The AES Redondo Beach power plant. Photo by Chelsea Sektnan
A heated discussion at this week’s City Council meeting culminated well after midnight in a unanimous vote to sustain the city’s efforts to oppose AES’ application to re-power its Harbor Drive plant, which is currently before the California Energy Commission.
The council also instructed City Attorney Mike Webb to draft a moratorium on construction at the site – a precursor to changing its zoning and therefore putting the onus on the Commission (CEC) to prove that the Western Los Angeles area relies the Redondo Beach plant to feed its grid. The CEC does not have the authority to override local zoning unless it receives evidence that the plant is necessary.
Following hours of back-and-forth debate over whether to funnel an additional $200,000 toward the opposition effort, the council decided to postpone that financial decision to a later meeting.
“You mean we have to go through this torment again?” Mayor Steve Aspel asked, amidst tension on the dais.
Earlier this year, the council authorized city staff to spend $260,000 on costs associated with being an “intervenor” in the permitting process. Intervention enables the city to participate more directly in California Energy Commission hearings by way of presenting evidence at hearings, cross-examining witnesses, and obtaining relevant data.
Aspel opposed dedicating more public funding to the cause – “Seems like we’re trying to buy a Ferrari and we can only afford a Kia,” he joked – and argued the city has other needs that deserve resources.
“What I’m afraid of is we’ll eat up the 260 [thousand] and come back and say we need 200 more… and next thing we know we’re at a million,” he said.
Webb warned the council that if the intervenor effort falls to him and his office – the cheaper option, as outside consultants will cost considerably more – it will consume 90 percent of their time.
“That becomes my full-time job… I’m not certain you fully appreciate the impact that will have on all the other services we provide,” Webb said, noting that the potential redevelopment of the waterfront will also be a “labor-intensive” undertaking for his office. Earlier that afternoon, he’d spent five hours on the phone working out the legal nuts and bolts of the impending CenterCal project, he said.
Tuesday, the council heard testimony from Jaleh Firooz of Advanced Energy Solutions, a firm the city hired to conduct its own power flow analysis.
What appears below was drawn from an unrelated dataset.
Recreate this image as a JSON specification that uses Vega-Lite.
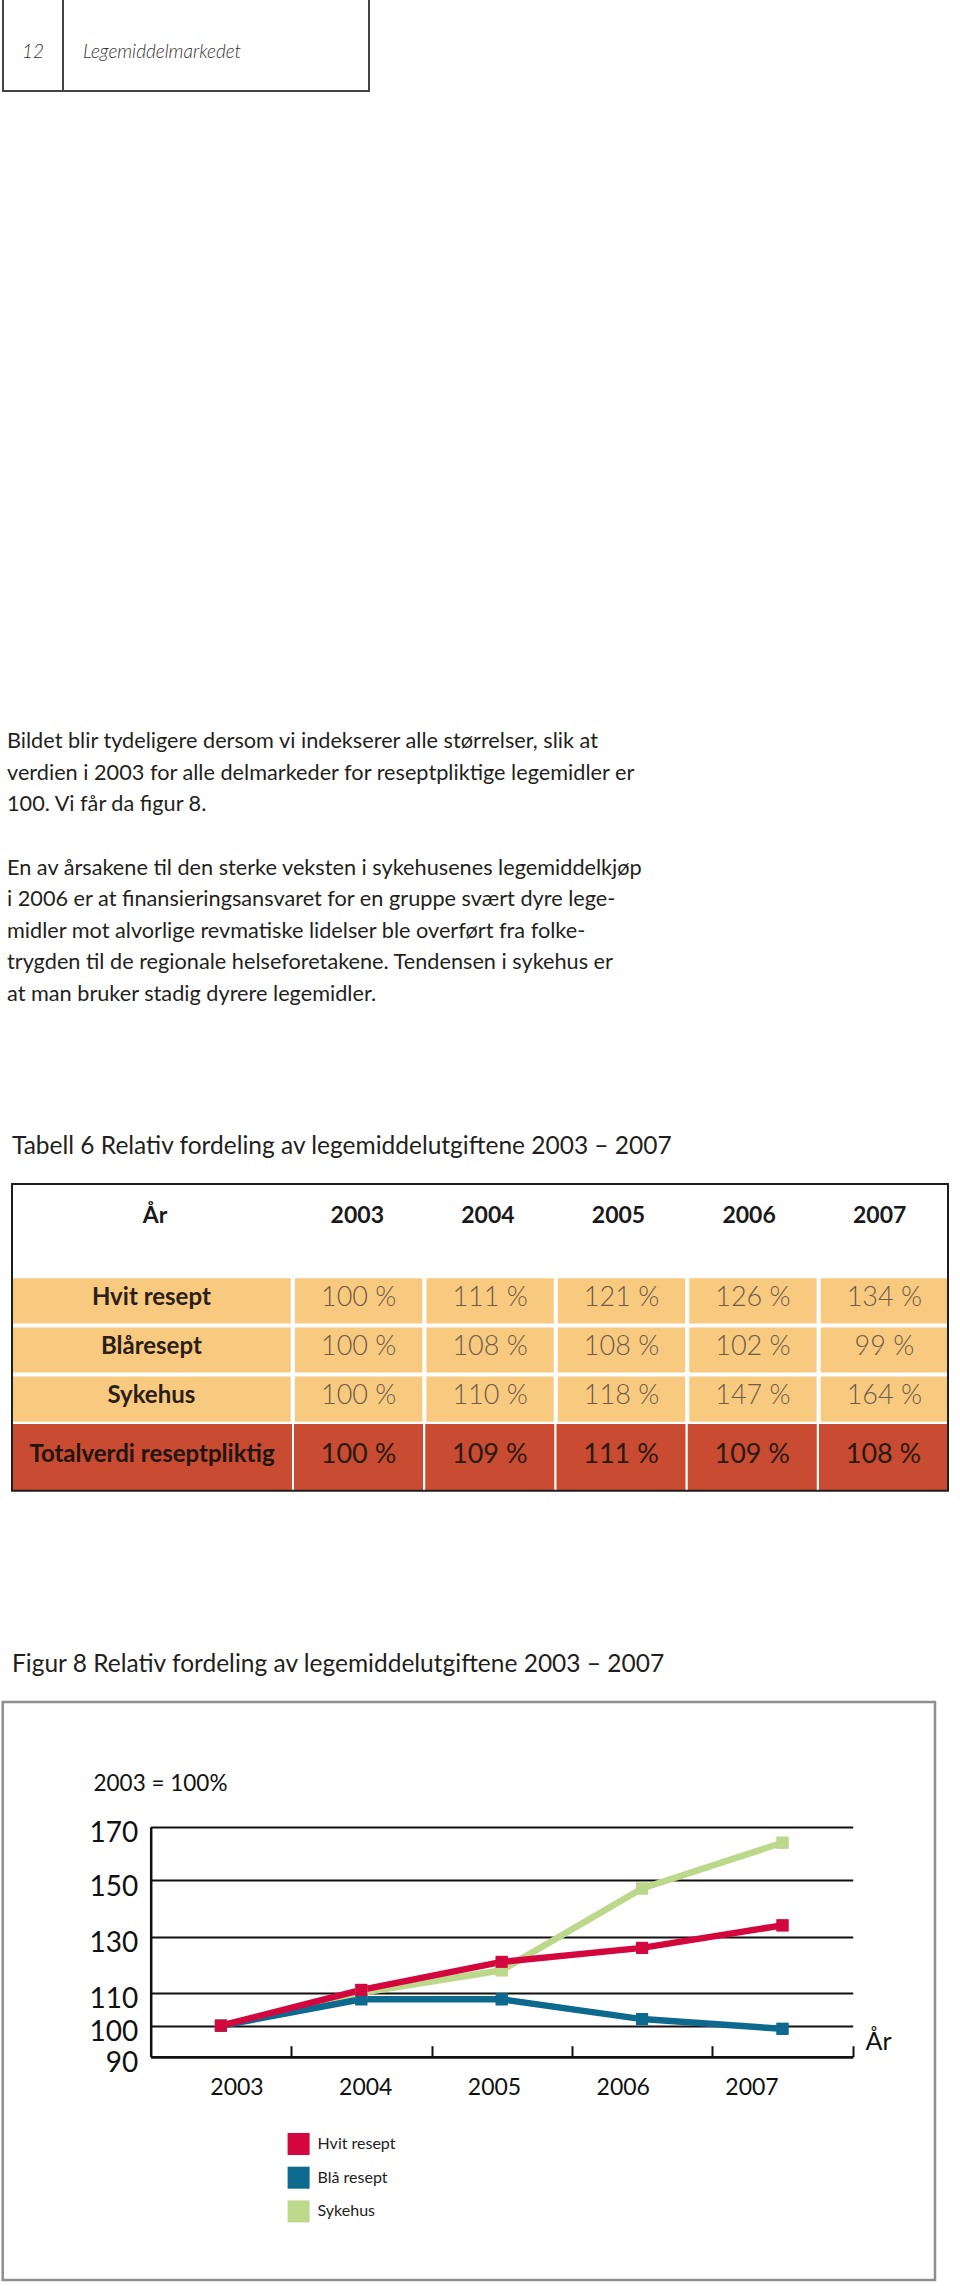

Firooz told the council she believes, based on her study, that if the Redondo Beach plant and its associated substations are retired, the state can still maintain an adequate energy supply.
“You will only need less than 1,000 megawatts to meet the local capacity requirements identified by Cal-ISO (California Independent System Operator Corporation),” she said. “Huntington Beach and Los Alamitos are better… locations to meet the requirements.”
Furthermore, flexible generation for local electricity can originate outside the state, she said.
“This study is not my opinion at all… To me this is physics, two plus two is four,” she said in response to a question about the objectivity of her study. “I put no opinion of myself in here; this is just based on the data.”
AES Southland President Eric Pendergraft argued the study is not bulletproof.
“The conclusions drawn are significantly different than testimony and studies that have been performed by Cal-ISO and Southern California Edison,” he said. “As with all studies, they are highly depending on assumptions that are made to develop conclusions.
“As a suggestion, you may consider passing the study onto the Cal-ISO or someone else to just take a look at the assumptions that were made in order to develop the conclusions and just get a sanity check on them, but that’s up to you,” he told the council.
“We certainly believe there’s at least a likelihood a new plant’s going to be needed in Redondo Beach. We’re putting millions of dollars at risk… and we wouldn’t do that if there wasn’t a chance a new plant wouldn’t be needed.”
Scott Gobel of Southern California Edison had a similar response.
“Our environment is an ever-changing environment,” he said. “There’ll be a study this year; there’ll be a study next year.”
While the city will maintain its intervenor status, decisions about associated costs have been shelved for the time being.